While it is true in the instant case that Louis H. Brink's three sons were employed in the business of the corporation of which he was president, yet there is no evidence whatever that any or all of them had anything whatever to do with the making of their father's will. The only connection that is shown to have existed between them and the attorney who drew the will, at any time, is the fact that this attorney represented the sons at the hearing on the petition for probate of the will. Furthermore, there is no evidence whatever that proves, or tends in any way to prove, that any fiduciary relationship was ever created or existed between the testator and his three sons or any of them. For these reasons the rule laid down inGum v. Reep, 275 Ill. 503, and similar cases cited by plaintiff in error's counsel, has no application to the instant case and this case is not controlled by the holdings in those cases.

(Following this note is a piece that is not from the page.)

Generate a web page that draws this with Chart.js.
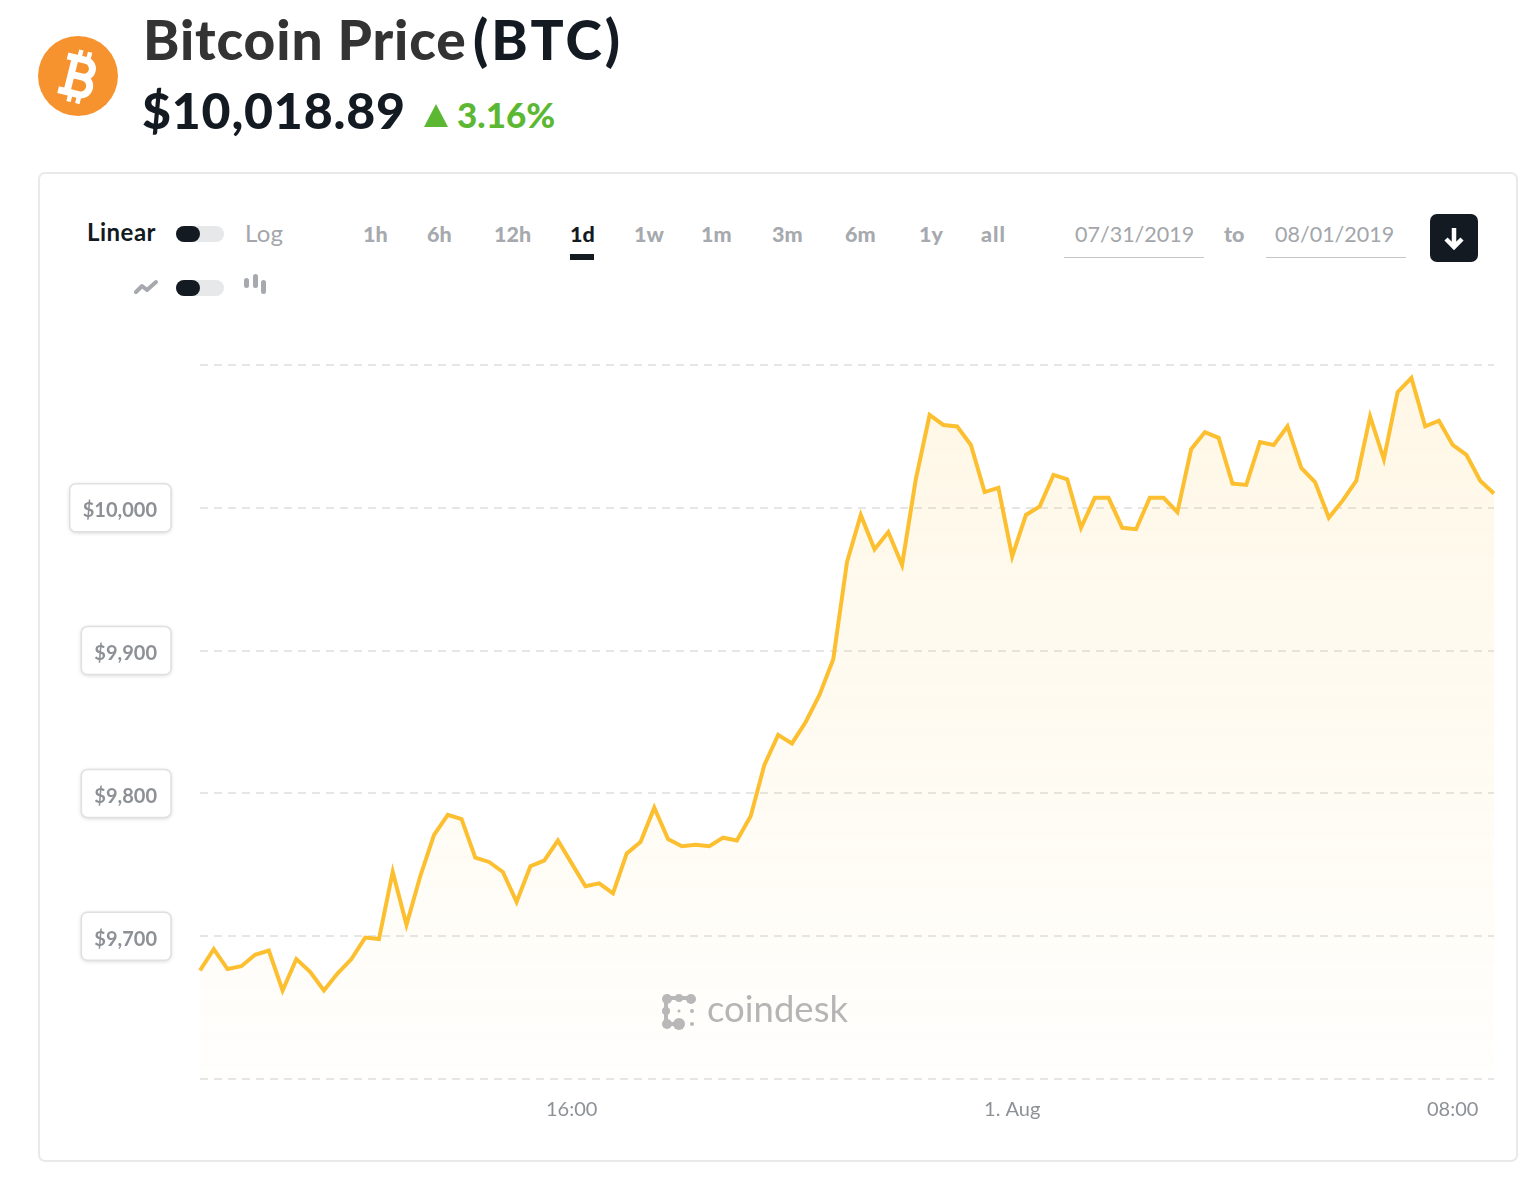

As to any lack of testamentary capacity, and considering the evidence in the most favorable light it can be given, and giving to the plaintiff in error every reasonable and proper inference that can be deduced therefrom, the most that can be said on the subject of testamentary capacity is, that Louis H. Brink had reached the age of sixty-six years; that he had diabetes; that he was somewhat feeble; that whereas formerly he had been neat and careful of his personal appearance he had become careless and slovenly as to his dress, and that whereas he formerly was quick and alert in his bearing he had become *555 come slow and somewhat forgetful. It does not appear whether this forgetfulness occurred only when he was in his cups or when he was not drinking. It also appeared that he drank and had been intoxicated on numerous occasions. There was no evidence tending to show that the testator lacked sufficient mental capacity to understand who were the natural objects of his bounty, the nature, character and extent of his property, to understand the particular business in which he was engaged when he made his will or to formulate and put into effect a plan for the disposition of his property. Eccentricity, uncleanliness, slovenliness, neglect of personal appearance and clothing, offensive and disgusting habits or conduct, do not constitute or establish the want of testamentary capacity or unsoundness of mind. (Estes v. Clark, 317 Ill. 585.) Nor is the want of such capacity established by proof of the use of intoxicating liquor unless such use is shown to have existed sufficiently to have impaired the testamentary capacity of the testator, or that such testamentary capacity was impaired by the testator being under the influence of intoxicating liquor at the time the will was made. Moriarity v. Palmer, 286 Ill. 96; Ravenscroft v. Stull, 280 id. 406.

We are therefore of the opinion that there was no evidence in this record fairly tending to prove either that Louis H. Brink at the time he made his last will and testament lacked testamentary capacity or that the will was procured by the exercise of undue influence, and the record is free from prejudicial error.

Finding no error in the record, the decree of the circuit court is therefore affirmed.